In the x stage, processor ranks 1 and 2 send owned atoms in their red-shaded regions to rank 0 (and vice versa). Then in the y stage, ranks 3 and 4 send atoms in their blue-shaded regions to rank 0, which includes ghost atoms they received in the x stage. Rank 0 thus acquires all its ghost atoms; atoms in the solid blue corner regions are communicated twice before rank 0 receives them.

For the irregular case (right) the two stages are similar, but a processor can have more than one neighbor in each direction. In the x stage, MPI ranks 1,2,3 send owned atoms in their red-shaded regions to rank 0 (and vice versa). These include only atoms between the lower and upper y-boundary of rank 0’s sub-domain. In the y stage, ranks 4,5,6 send atoms in their blue-shaded regions to rank 0. This may include ghost atoms they received in the x stage, but only if they are needed by rank 0 to fill its extended ghost atom regions in the +/-y directions (blue rectangles). Thus in this case, ranks 5 and 6 do not include ghost atoms they received from each other (in the x stage) in the atoms they send to rank 0. The key point is that while the pattern of communication is more complex in the irregular partitioning case, it can still proceed in two stages (three in 3d) via atom exchanges with only neighboring processors.

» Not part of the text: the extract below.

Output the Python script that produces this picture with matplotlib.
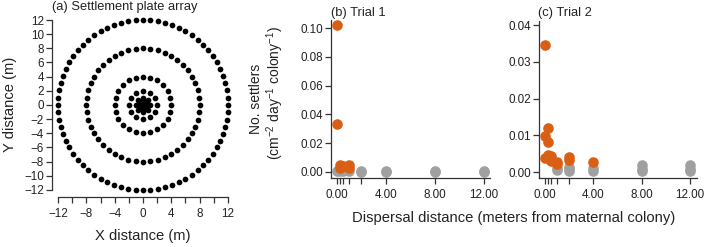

When attributes of owned atoms are sent to neighboring processors to become attributes of their ghost atoms, LAMMPS calls this a “forward” communication. On timesteps when atoms migrate to new owning processors and neighbor lists are rebuilt, each processor creates a list of its owned atoms which are ghost atoms in each of its neighbor processors. These lists are used to pack per-atom coordinates (for example) into message buffers in subsequent steps until the next reneighboring.

A “reverse” communication is when computed ghost atom attributes are sent back to the processor who owns the atom. This is used (for example) to sum partial forces on ghost atoms to the complete force on owned atoms. The order of the two stages described in the ghost atom communication figure is inverted and the same lists of atoms are used to pack and unpack message buffers with per-atom forces. When a received buffer is unpacked, the ghost forces are summed to owned atom forces. As in forward communication, forces on atoms in the four blue corners of the diagrams are sent, received, and summed twice (once at each stage) before owning processors have the full force.

These two operations are used many places within LAMMPS aside from exchange of coordinates and forces, for example by manybody potentials to share intermediate per-atom values, or by rigid-body integrators to enable each atom in a body to access body properties. Here are additional details about how these communication operations are performed in LAMMPS:

  • When exchanging data with different processors, forward and reverse communication is done using MPI_Send() and MPI_IRecv() calls. If a processor is “exchanging” atoms with itself, only the pack and unpack operations are performed, e.g. to create ghost atoms across periodic boundaries when running on a single processor.

  • For forward communication of owned atom coordinates, periodic box lengths are added and subtracted when the receiving processor is across a periodic boundary from the sender. There is then no need to apply a minimum image convention when calculating distances between atom pairs when building neighbor lists or computing forces.

  • The cutoff distance for exchanging ghost atoms is typically equal to the neighbor cutoff. But it can also chosen to be longer if needed, e.g. half the diameter of a rigid body composed of multiple atoms or over 3x the length of a stretched bond for dihedral interactions. It can also exceed the periodic box size. For the regular communication pattern (left), if the cutoff distance extends beyond a neighbor processor’s sub-domain, then multiple exchanges are performed in the same direction. Each exchange is with the same neighbor processor, but buffers are packed/unpacked using a different list of atoms. For forward communication, in the first exchange a processor sends only owned atoms. In subsequent exchanges, it sends ghost atoms received in previous exchanges. For the irregular pattern (right) overlaps of a processor’s extended ghost-atom sub-domain with all other processors in each dimension are detected.